Normally, the neutron star hangs out inside interstellar-sized clouds of gaseous leftovers from the supernova called a nebula. It looks like this:

A neutron star is at the heart of this nebula, called the Crab Nebula. (ESA/Hubble/Wikimedia Commons)

So imagine the surprise of astronomers from the Brera Astronomical Observatory in Italy and the University of Oxford in the UK when they found a neutron star not inside of the nebula, but instead zipping around space! And to top it all off, it was dragging behind it a skinny trail of radio emissions like a tail! That's a radio telescopic image of it at the top of the post.

Let's meet the neutron star known as PSR J1914+1054g and learn about its amazing journey!

On the pulse

Whee! Check out this cool animation of a spinning pulsar! (Michael Kramer/Wikimedia Commons)

PSR J1914+1054g (let's just call it 'Passer' for short!) is a particular type of neutron star called a pulsar. It is highly magnetized and rotates, and we can only see it when its beams at pointing right at us. Like the spinning lamp of a lighthouse. Because of this, its light appears to 'pulse' on and off, or from bright to dim. Hence the name 'pulsar'!

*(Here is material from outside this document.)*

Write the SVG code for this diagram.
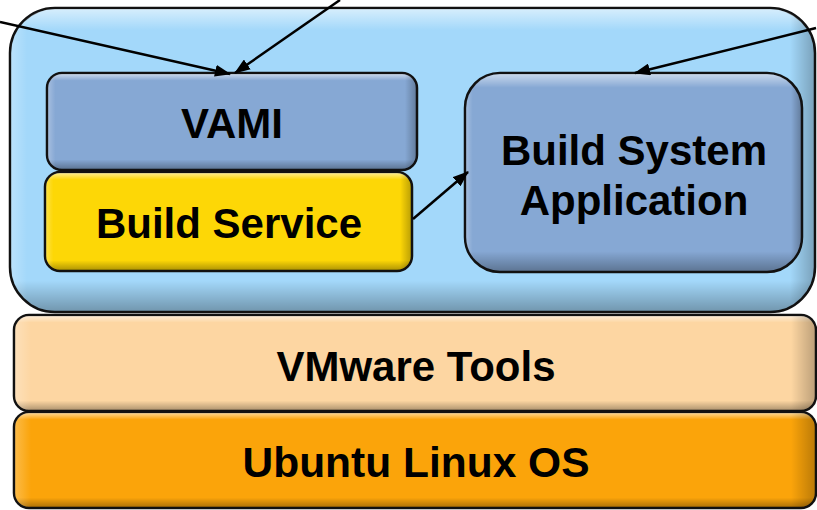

But while that explains what a pulsar does, it doesn't explains why Passer is busy flying across the universe.

Off balance

Scientists behind the research believe that what occurred was that the supernova was lopsided. Instead of the energy being released in all directions at once, it was off balance. This caused Passer the pulsar to be ejected violently away from the supernova point of origin (where it started). And it left at incredible speed, too.

It is estimated to be traveling at 320 to 360 kilometers per second (200 to 225 miles per second), meaning it travels as a far in a second as a high speed train does in an hour! As it does this, it is dragging behind it a tail of electromagnetic radiation that is about 40 light years long (around 380 trillion kilometres).

Passer is the fastest known runaway stellar object, and proof that the universe is always full of surprises!